══ Dataset extract ══
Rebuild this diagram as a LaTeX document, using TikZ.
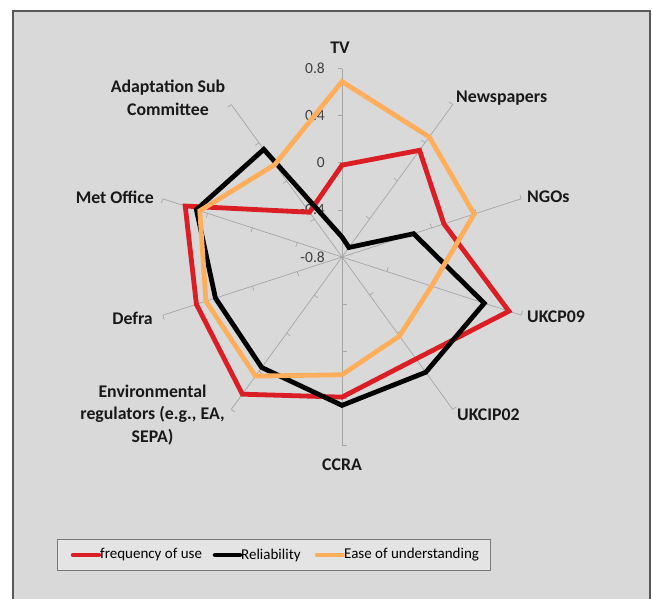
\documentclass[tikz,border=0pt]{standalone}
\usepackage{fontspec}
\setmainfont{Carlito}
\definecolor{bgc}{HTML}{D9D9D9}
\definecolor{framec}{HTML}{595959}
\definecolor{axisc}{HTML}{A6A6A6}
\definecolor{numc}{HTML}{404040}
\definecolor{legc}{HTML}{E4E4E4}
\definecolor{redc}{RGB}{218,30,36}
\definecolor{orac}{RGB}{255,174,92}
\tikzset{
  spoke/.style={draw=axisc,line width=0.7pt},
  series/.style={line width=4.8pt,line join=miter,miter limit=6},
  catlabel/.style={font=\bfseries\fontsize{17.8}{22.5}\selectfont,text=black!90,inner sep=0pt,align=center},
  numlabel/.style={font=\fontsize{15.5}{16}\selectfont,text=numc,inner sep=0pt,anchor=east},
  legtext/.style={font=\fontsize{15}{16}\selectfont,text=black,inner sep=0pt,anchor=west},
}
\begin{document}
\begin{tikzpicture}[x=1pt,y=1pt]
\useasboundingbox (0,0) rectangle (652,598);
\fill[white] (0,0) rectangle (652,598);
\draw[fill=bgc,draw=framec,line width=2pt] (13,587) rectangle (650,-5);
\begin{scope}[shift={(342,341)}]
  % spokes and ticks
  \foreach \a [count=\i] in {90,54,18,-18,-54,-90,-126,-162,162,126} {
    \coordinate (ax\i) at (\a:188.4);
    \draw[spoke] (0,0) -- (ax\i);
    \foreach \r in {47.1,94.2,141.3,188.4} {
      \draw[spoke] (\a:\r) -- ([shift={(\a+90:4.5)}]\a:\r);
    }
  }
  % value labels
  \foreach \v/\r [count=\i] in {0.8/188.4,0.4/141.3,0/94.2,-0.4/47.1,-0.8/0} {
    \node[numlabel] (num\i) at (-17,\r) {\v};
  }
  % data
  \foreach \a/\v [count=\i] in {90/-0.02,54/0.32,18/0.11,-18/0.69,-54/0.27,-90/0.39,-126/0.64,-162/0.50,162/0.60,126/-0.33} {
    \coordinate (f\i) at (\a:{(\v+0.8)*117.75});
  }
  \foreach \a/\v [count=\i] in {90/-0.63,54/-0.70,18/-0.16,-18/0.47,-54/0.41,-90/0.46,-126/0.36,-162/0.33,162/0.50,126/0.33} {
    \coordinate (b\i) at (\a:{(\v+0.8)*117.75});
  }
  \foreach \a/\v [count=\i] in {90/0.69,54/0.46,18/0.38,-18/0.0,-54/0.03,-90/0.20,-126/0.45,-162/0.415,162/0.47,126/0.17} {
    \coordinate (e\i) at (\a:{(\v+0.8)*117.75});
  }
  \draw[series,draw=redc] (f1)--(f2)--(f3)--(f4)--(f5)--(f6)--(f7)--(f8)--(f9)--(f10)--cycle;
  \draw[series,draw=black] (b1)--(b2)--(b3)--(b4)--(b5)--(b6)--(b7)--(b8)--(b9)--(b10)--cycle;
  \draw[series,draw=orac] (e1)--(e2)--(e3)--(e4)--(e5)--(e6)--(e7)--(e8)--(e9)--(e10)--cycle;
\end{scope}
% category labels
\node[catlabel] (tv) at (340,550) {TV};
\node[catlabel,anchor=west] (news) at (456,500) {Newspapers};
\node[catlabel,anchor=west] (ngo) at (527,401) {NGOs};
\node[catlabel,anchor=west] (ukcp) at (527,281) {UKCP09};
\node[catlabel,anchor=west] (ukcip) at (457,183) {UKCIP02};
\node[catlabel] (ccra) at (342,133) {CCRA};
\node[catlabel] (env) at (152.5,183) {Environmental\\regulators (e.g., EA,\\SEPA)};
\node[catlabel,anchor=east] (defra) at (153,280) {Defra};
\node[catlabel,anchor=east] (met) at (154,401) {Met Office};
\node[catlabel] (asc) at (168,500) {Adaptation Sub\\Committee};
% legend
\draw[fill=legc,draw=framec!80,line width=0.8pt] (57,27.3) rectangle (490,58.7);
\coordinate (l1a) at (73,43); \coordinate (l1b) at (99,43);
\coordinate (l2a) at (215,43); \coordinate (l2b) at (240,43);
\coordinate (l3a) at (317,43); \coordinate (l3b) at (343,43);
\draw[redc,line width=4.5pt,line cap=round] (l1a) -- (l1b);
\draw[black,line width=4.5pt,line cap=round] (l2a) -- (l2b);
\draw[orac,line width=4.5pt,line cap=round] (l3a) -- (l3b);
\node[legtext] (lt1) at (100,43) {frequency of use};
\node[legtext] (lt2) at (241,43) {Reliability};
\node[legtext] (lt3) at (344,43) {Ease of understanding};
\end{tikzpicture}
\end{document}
═══
### Aim
Without the pictures, output the full listing exactly as it stands.

### Complete response
Rebuild this diagram as a LaTeX document, using TikZ.
\documentclass[tikz,border=0pt]{standalone}
\usepackage{fontspec}
\setmainfont{Carlito}
\definecolor{bgc}{HTML}{D9D9D9}
\definecolor{framec}{HTML}{595959}
\definecolor{axisc}{HTML}{A6A6A6}
\definecolor{numc}{HTML}{404040}
\definecolor{legc}{HTML}{E4E4E4}
\definecolor{redc}{RGB}{218,30,36}
\definecolor{orac}{RGB}{255,174,92}
\tikzset{
  spoke/.style={draw=axisc,line width=0.7pt},
  series/.style={line width=4.8pt,line join=miter,miter limit=6},
  catlabel/.style={font=\bfseries\fontsize{17.8}{22.5}\selectfont,text=black!90,inner sep=0pt,align=center},
  numlabel/.style={font=\fontsize{15.5}{16}\selectfont,text=numc,inner sep=0pt,anchor=east},
  legtext/.style={font=\fontsize{15}{16}\selectfont,text=black,inner sep=0pt,anchor=west},
}
\begin{document}
\begin{tikzpicture}[x=1pt,y=1pt]
\useasboundingbox (0,0) rectangle (652,598);
\fill[white] (0,0) rectangle (652,598);
\draw[fill=bgc,draw=framec,line width=2pt] (13,587) rectangle (650,-5);
\begin{scope}[shift={(342,341)}]
  % spokes and ticks
  \foreach \a [count=\i] in {90,54,18,-18,-54,-90,-126,-162,162,126} {
    \coordinate (ax\i) at (\a:188.4);
    \draw[spoke] (0,0) -- (ax\i);
    \foreach \r in {47.1,94.2,141.3,188.4} {
      \draw[spoke] (\a:\r) -- ([shift={(\a+90:4.5)}]\a:\r);
    }
  }
  % value labels
  \foreach \v/\r [count=\i] in {0.8/188.4,0.4/141.3,0/94.2,-0.4/47.1,-0.8/0} {
    \node[numlabel] (num\i) at (-17,\r) {\v};
  }
  % data
  \foreach \a/\v [count=\i] in {90/-0.02,54/0.32,18/0.11,-18/0.69,-54/0.27,-90/0.39,-126/0.64,-162/0.50,162/0.60,126/-0.33} {
    \coordinate (f\i) at (\a:{(\v+0.8)*117.75});
  }
  \foreach \a/\v [count=\i] in {90/-0.63,54/-0.70,18/-0.16,-18/0.47,-54/0.41,-90/0.46,-126/0.36,-162/0.33,162/0.50,126/0.33} {
    \coordinate (b\i) at (\a:{(\v+0.8)*117.75});
  }
  \foreach \a/\v [count=\i] in {90/0.69,54/0.46,18/0.38,-18/0.0,-54/0.03,-90/0.20,-126/0.45,-162/0.415,162/0.47,126/0.17} {
    \coordinate (e\i) at (\a:{(\v+0.8)*117.75});
  }
  \draw[series,draw=redc] (f1)--(f2)--(f3)--(f4)--(f5)--(f6)--(f7)--(f8)--(f9)--(f10)--cycle;
  \draw[series,draw=black] (b1)--(b2)--(b3)--(b4)--(b5)--(b6)--(b7)--(b8)--(b9)--(b10)--cycle;
  \draw[series,draw=orac] (e1)--(e2)--(e3)--(e4)--(e5)--(e6)--(e7)--(e8)--(e9)--(e10)--cycle;
\end{scope}
% category labels
\node[catlabel] (tv) at (340,550) {TV};
\node[catlabel,anchor=west] (news) at (456,500) {Newspapers};
\node[catlabel,anchor=west] (ngo) at (527,401) {NGOs};
\node[catlabel,anchor=west] (ukcp) at (527,281) {UKCP09};
\node[catlabel,anchor=west] (ukcip) at (457,183) {UKCIP02};
\node[catlabel] (ccra) at (342,133) {CCRA};
\node[catlabel] (env) at (152.5,183) {Environmental\\regulators (e.g., EA,\\SEPA)};
\node[catlabel,anchor=east] (defra) at (153,280) {Defra};
\node[catlabel,anchor=east] (met) at (154,401) {Met Office};
\node[catlabel] (asc) at (168,500) {Adaptation Sub\\Committee};
% legend
\draw[fill=legc,draw=framec!80,line width=0.8pt] (57,27.3) rectangle (490,58.7);
\coordinate (l1a) at (73,43); \coordinate (l1b) at (99,43);
\coordinate (l2a) at (215,43); \coordinate (l2b) at (240,43);
\coordinate (l3a) at (317,43); \coordinate (l3b) at (343,43);
\draw[redc,line width=4.5pt,line cap=round] (l1a) -- (l1b);
\draw[black,line width=4.5pt,line cap=round] (l2a) -- (l2b);
\draw[orac,line width=4.5pt,line cap=round] (l3a) -- (l3b);
\node[legtext] (lt1) at (100,43) {frequency of use};
\node[legtext] (lt2) at (241,43) {Reliability};
\node[legtext] (lt3) at (344,43) {Ease of understanding};
\end{tikzpicture}
\end{document}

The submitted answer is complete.